- [WHAT YOU NEED TO DO] Repeat exactly the lines from the line with "Rebuild this chart" to the line with "const botYTicks = [10, 100, 1000];", including both, and leave out any pictures.

- [INPUT FOR THIS TASK]
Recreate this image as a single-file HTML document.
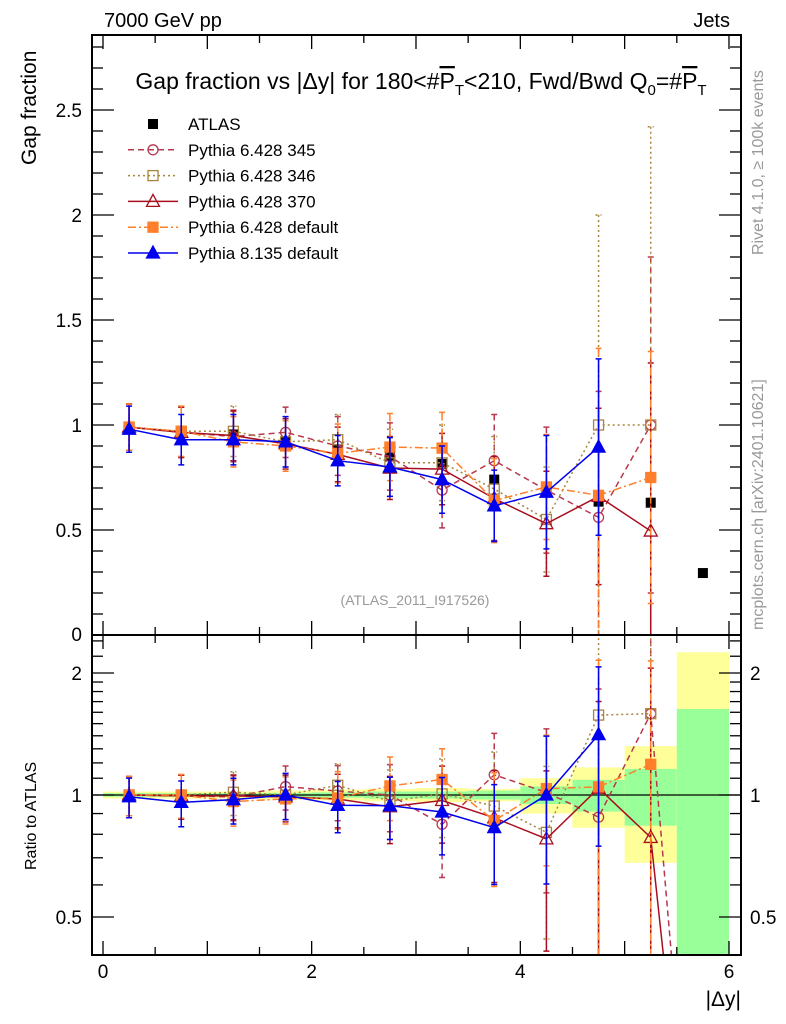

* * *

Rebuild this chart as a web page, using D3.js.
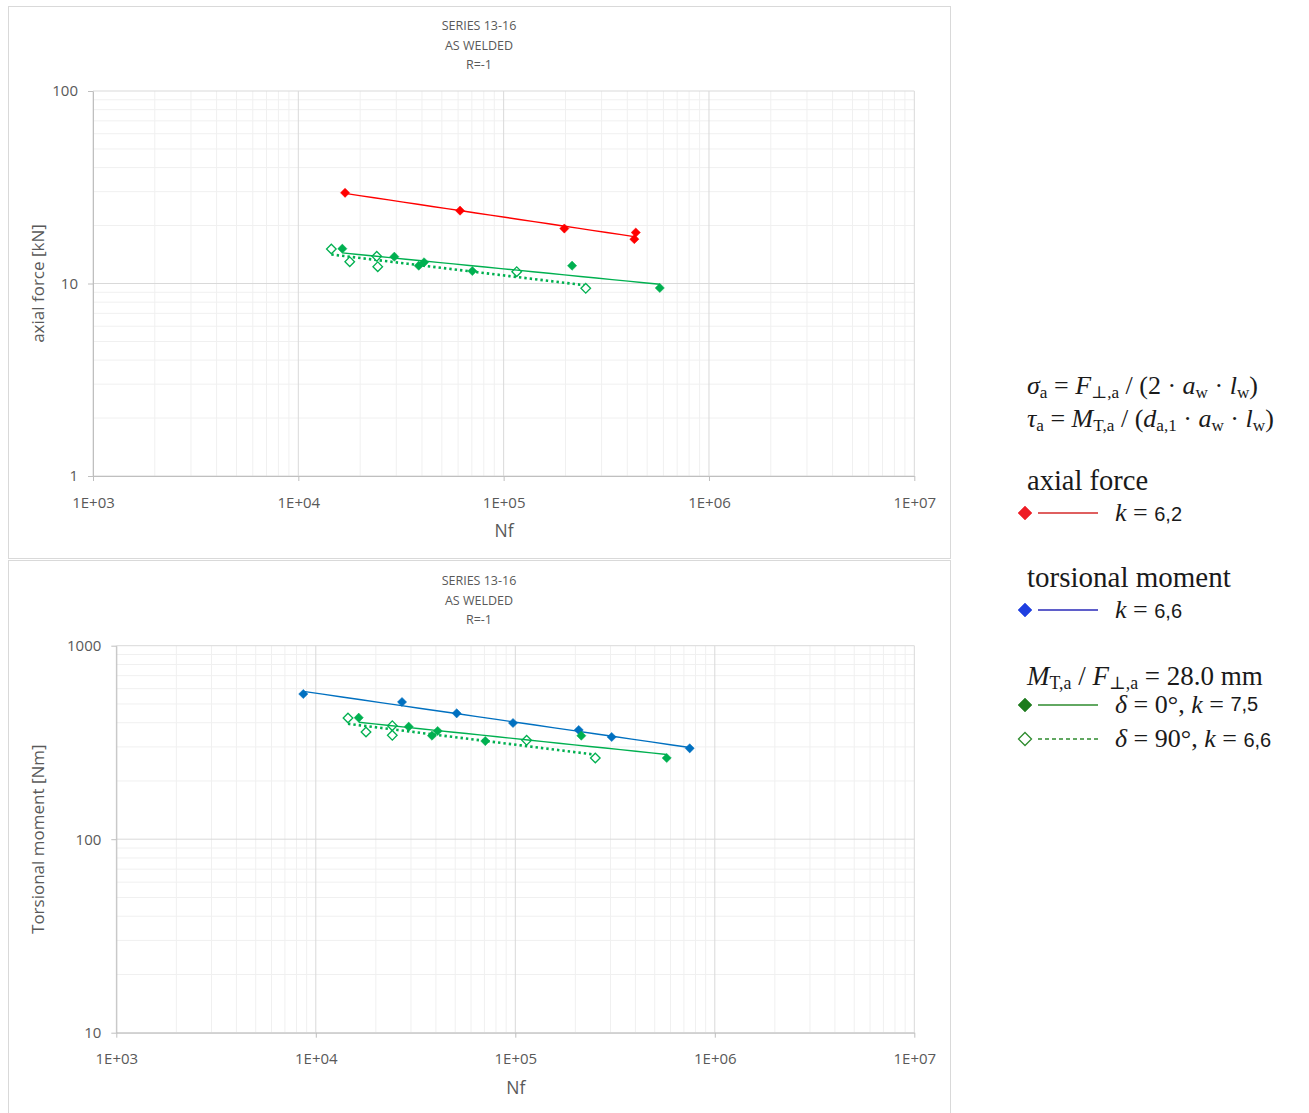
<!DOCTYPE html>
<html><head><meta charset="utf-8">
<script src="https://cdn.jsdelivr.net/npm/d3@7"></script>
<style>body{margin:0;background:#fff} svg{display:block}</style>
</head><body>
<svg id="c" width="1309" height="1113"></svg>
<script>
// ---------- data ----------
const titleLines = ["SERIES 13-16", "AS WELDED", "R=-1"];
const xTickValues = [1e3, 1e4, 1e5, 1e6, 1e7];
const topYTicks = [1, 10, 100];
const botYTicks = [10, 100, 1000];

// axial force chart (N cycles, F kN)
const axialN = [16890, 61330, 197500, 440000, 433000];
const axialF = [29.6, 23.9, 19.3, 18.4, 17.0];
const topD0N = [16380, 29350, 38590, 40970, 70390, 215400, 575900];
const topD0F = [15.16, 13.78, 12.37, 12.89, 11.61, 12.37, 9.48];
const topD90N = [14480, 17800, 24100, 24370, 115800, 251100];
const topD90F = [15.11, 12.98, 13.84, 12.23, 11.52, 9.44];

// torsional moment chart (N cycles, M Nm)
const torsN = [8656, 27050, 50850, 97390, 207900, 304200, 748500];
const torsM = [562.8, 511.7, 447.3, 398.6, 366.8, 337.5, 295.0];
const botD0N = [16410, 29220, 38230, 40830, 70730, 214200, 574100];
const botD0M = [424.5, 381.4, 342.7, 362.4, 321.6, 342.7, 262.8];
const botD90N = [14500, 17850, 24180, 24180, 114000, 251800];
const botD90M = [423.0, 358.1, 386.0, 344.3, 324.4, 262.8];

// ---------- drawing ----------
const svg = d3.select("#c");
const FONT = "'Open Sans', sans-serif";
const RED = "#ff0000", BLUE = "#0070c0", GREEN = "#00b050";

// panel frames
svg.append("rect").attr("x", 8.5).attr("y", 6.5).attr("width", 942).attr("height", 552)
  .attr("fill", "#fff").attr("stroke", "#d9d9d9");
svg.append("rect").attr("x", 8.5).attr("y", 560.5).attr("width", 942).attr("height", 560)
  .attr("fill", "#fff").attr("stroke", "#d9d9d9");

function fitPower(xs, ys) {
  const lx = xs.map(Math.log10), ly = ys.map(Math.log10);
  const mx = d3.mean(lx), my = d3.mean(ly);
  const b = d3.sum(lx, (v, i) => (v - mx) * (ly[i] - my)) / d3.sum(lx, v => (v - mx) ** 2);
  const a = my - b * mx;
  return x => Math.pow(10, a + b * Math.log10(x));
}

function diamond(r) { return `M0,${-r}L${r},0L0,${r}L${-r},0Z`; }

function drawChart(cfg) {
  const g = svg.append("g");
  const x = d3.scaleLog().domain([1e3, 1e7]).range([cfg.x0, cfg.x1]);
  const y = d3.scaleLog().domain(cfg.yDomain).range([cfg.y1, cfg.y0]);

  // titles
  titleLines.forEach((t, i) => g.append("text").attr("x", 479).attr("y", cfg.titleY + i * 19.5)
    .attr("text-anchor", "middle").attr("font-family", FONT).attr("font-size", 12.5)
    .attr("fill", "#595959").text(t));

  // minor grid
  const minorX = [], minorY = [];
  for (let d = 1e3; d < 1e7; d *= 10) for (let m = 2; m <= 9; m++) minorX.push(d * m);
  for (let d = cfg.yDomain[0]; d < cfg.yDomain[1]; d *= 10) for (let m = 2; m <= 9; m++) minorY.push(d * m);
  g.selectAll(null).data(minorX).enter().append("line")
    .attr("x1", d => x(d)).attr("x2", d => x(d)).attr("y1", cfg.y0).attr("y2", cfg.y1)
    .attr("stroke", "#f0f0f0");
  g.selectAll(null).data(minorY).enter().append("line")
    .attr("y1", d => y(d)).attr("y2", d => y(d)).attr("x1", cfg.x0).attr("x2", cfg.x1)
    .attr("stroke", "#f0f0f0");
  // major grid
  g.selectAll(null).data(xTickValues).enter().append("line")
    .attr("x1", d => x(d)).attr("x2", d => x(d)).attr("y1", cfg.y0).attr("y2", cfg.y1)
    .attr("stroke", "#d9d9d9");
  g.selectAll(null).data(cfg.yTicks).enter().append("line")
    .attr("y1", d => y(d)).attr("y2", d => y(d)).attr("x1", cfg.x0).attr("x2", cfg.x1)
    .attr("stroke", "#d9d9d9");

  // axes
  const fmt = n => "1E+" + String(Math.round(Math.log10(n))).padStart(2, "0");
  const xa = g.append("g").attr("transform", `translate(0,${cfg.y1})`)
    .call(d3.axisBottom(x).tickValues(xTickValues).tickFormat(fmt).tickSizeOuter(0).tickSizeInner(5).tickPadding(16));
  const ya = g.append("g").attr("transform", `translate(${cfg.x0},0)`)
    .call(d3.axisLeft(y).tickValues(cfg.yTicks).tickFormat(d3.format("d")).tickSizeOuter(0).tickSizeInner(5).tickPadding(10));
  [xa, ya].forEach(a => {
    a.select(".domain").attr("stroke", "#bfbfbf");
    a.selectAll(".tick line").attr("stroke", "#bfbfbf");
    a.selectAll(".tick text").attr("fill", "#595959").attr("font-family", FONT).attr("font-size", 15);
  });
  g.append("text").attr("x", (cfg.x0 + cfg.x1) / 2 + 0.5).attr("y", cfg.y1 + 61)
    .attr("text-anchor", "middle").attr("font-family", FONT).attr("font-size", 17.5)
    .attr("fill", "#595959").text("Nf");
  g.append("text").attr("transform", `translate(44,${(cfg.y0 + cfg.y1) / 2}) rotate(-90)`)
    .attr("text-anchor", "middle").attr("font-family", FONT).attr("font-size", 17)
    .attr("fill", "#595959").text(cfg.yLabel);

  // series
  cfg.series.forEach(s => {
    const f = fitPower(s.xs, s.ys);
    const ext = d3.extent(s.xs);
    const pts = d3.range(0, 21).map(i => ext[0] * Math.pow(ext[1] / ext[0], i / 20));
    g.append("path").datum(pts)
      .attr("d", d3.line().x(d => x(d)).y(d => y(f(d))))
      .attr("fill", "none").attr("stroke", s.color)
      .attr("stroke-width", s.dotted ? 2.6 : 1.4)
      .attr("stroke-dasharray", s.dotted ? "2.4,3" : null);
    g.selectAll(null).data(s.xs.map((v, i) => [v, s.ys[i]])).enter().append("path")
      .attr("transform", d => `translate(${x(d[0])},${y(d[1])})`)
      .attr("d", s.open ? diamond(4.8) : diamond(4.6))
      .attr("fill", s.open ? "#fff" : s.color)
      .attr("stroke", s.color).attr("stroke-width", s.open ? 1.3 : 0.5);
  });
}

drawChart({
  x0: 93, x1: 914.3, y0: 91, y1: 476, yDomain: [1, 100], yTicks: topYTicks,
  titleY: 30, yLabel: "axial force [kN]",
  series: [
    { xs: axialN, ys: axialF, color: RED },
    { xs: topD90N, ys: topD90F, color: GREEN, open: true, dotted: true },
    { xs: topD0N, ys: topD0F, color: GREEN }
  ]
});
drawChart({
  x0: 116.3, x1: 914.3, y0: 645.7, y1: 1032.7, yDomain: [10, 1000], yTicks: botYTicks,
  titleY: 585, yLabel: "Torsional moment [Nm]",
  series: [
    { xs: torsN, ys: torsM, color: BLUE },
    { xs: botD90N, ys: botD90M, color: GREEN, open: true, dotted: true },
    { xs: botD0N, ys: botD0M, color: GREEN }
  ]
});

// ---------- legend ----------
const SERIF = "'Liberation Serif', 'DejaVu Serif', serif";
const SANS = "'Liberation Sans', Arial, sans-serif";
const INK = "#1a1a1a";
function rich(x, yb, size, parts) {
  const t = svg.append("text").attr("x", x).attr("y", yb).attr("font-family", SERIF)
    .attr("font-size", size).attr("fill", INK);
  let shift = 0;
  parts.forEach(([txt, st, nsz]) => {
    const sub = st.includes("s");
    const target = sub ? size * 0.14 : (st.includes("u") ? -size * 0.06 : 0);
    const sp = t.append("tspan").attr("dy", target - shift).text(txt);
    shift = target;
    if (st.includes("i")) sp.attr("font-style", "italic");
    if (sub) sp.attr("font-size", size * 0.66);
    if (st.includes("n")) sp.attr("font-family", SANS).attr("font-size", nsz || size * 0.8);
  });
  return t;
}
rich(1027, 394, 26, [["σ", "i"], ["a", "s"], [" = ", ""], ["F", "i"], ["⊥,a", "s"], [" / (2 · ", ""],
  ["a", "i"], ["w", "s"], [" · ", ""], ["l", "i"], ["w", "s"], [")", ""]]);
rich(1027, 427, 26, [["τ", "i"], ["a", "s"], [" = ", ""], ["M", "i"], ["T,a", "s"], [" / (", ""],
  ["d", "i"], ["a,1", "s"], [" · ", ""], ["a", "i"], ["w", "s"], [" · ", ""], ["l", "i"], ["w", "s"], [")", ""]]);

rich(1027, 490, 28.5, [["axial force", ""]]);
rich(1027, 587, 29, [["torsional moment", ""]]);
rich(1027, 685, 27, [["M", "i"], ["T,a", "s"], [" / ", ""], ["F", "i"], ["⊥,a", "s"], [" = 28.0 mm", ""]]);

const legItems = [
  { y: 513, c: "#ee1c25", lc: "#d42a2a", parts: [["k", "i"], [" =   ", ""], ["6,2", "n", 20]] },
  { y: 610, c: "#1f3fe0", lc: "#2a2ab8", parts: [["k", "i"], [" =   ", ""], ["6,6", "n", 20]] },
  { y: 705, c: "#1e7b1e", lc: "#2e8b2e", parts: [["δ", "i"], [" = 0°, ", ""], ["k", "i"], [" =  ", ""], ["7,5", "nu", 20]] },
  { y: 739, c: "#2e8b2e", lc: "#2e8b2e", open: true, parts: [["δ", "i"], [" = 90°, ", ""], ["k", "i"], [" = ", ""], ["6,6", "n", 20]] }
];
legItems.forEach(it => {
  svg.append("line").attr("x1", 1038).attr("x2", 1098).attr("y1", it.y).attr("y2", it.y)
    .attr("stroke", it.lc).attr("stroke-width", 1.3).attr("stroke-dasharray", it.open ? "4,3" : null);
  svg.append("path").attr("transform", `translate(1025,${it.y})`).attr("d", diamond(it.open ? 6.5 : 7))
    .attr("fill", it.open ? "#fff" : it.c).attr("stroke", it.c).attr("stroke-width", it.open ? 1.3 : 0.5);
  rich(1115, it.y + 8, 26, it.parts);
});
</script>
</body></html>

- [EXPECTED OUTPUT]
Rebuild this chart as a web page, using D3.js.
<!DOCTYPE html>
<html><head><meta charset="utf-8">
<script src="https://cdn.jsdelivr.net/npm/d3@7"></script>
<style>body{margin:0;background:#fff} svg{display:block}</style>
</head><body>
<svg id="c" width="1309" height="1113"></svg>
<script>
// ---------- data ----------
const titleLines = ["SERIES 13-16", "AS WELDED", "R=-1"];
const xTickValues = [1e3, 1e4, 1e5, 1e6, 1e7];
const topYTicks = [1, 10, 100];
const botYTicks = [10, 100, 1000];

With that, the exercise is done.